§ **TASK INSTRUCTIONS**
Begin at the line containing "What Plotly code" in the entries below and end at the line containing "import plotly.graph_objects as go"; transcribe that range exactly and nothing outside it.

§ **DATA PROVIDED**
>>>
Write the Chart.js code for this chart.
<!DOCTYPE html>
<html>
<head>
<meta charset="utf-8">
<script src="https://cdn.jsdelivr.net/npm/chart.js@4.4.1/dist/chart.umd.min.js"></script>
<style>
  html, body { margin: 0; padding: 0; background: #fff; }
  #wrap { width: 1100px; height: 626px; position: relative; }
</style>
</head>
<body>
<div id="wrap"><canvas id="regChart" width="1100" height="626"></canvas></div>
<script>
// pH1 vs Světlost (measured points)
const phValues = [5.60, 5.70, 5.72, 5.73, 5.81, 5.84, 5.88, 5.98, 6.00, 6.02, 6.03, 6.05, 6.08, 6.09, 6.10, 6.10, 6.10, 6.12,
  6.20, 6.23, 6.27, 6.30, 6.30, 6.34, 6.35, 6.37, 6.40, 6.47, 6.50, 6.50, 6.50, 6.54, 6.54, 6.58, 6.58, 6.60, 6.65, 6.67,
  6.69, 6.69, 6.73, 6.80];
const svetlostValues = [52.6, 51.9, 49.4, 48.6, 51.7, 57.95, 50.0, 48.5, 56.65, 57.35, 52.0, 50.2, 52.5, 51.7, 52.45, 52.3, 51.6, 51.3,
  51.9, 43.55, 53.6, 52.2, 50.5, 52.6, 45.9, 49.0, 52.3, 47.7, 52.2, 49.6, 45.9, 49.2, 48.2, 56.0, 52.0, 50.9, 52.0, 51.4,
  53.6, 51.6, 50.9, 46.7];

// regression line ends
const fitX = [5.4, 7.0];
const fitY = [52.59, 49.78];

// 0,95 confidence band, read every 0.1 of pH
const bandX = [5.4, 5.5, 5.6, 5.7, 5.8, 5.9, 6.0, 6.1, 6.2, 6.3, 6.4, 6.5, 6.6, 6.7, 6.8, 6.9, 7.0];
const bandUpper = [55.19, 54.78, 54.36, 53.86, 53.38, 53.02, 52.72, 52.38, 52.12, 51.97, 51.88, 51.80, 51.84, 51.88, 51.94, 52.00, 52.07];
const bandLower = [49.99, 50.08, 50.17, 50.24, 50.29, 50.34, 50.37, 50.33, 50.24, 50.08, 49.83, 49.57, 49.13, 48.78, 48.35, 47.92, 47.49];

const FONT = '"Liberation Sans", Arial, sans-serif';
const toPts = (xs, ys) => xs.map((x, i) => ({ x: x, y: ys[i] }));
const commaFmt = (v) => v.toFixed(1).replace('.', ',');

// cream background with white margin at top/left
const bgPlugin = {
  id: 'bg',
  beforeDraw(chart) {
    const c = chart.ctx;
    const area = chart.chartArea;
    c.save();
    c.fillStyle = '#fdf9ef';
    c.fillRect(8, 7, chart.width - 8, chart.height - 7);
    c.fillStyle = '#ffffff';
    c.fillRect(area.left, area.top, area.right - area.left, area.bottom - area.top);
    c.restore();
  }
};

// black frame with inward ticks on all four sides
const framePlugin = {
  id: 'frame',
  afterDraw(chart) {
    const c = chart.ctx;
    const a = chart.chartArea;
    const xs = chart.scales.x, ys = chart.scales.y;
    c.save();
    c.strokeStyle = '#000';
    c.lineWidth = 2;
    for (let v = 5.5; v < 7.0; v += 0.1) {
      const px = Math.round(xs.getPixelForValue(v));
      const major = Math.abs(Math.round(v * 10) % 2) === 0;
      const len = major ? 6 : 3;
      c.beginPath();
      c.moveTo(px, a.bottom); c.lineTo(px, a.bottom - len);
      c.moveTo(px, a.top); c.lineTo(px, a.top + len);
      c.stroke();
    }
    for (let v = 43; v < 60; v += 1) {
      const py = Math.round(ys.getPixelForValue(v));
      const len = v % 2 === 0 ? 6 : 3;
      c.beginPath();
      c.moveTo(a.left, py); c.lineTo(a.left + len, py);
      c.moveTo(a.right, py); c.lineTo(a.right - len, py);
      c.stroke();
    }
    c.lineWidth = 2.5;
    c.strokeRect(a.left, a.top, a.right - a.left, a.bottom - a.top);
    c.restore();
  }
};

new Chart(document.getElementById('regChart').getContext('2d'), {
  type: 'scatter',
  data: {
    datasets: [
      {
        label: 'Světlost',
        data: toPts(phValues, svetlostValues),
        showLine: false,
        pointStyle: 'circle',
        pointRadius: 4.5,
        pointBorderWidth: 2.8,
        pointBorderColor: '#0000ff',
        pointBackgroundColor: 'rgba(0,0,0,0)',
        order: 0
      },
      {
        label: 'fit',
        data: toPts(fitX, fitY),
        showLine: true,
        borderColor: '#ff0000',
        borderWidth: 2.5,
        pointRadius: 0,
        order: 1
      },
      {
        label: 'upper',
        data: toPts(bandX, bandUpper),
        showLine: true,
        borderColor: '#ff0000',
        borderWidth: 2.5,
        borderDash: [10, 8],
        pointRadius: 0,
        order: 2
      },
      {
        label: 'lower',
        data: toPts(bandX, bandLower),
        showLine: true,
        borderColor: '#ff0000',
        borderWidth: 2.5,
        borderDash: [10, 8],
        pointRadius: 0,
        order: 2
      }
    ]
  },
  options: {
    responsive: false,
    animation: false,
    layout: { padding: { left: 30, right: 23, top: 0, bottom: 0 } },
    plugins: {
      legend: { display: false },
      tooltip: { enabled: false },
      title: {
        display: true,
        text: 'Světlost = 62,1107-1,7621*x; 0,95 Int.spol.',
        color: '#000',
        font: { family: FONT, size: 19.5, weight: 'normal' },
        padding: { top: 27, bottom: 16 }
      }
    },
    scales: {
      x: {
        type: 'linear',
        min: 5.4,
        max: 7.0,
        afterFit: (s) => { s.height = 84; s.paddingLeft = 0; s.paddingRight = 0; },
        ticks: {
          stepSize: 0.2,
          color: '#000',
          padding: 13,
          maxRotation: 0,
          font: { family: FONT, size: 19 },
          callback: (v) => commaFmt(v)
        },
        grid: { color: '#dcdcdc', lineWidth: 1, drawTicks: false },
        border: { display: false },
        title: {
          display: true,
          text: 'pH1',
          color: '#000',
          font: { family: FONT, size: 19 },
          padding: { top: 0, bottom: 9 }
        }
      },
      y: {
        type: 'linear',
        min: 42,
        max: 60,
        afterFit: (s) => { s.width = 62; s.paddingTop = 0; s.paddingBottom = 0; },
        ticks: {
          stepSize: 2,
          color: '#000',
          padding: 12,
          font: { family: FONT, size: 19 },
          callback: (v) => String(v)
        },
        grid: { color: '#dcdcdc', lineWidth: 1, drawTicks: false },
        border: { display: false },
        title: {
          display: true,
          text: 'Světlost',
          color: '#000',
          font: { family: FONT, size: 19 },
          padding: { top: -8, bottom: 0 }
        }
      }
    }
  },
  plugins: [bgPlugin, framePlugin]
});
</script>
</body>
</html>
<<<
>>>
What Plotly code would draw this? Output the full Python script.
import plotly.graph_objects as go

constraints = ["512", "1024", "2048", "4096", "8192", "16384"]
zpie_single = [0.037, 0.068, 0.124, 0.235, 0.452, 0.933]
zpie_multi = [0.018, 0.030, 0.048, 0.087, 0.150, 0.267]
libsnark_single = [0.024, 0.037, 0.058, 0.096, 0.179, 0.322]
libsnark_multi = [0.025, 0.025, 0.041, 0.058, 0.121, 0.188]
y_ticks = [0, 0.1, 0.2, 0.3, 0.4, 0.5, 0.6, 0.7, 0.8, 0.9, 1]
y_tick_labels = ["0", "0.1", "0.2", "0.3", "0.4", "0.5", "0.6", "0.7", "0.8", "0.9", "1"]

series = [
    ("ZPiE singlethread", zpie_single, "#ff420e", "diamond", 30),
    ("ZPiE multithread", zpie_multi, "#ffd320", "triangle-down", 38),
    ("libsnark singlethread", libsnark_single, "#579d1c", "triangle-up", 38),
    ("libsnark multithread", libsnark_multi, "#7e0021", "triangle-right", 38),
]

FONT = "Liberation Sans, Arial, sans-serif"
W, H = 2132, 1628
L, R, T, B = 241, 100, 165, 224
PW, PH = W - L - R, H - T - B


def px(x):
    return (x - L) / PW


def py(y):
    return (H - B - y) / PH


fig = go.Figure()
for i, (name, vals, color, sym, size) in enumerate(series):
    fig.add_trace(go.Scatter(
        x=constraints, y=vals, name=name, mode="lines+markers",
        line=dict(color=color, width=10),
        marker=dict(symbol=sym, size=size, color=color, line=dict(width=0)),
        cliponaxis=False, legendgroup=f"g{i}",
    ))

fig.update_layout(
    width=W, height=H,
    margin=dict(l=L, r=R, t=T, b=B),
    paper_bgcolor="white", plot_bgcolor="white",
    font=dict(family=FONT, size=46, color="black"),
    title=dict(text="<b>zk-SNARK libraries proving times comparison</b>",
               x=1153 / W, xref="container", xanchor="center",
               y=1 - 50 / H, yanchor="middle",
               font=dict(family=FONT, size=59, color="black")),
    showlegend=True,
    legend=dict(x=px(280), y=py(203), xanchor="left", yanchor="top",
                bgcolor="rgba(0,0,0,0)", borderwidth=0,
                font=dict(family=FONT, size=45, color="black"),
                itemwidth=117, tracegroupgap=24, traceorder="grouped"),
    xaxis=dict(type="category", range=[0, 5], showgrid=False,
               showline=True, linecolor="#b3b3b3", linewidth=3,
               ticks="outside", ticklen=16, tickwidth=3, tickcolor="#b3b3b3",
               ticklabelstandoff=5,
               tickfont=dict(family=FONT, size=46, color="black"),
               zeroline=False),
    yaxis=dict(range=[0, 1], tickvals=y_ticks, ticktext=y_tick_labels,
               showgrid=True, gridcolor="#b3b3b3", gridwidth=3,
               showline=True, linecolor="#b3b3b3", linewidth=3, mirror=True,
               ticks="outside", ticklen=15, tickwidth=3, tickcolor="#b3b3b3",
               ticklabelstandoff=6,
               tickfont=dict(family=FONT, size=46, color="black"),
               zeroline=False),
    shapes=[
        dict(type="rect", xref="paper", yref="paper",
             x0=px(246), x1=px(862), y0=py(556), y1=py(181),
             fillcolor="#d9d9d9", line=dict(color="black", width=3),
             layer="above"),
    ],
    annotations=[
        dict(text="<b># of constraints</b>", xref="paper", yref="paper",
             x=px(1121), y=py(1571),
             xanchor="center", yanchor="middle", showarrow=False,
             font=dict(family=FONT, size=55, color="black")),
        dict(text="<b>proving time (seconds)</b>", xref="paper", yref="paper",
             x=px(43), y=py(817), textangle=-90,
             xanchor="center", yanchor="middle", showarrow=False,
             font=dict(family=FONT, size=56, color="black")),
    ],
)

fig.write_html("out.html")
<<<
§ **ANSWER TO THIS EXERCISE**
What Plotly code would draw this? Output the full Python script.
import plotly.graph_objects as go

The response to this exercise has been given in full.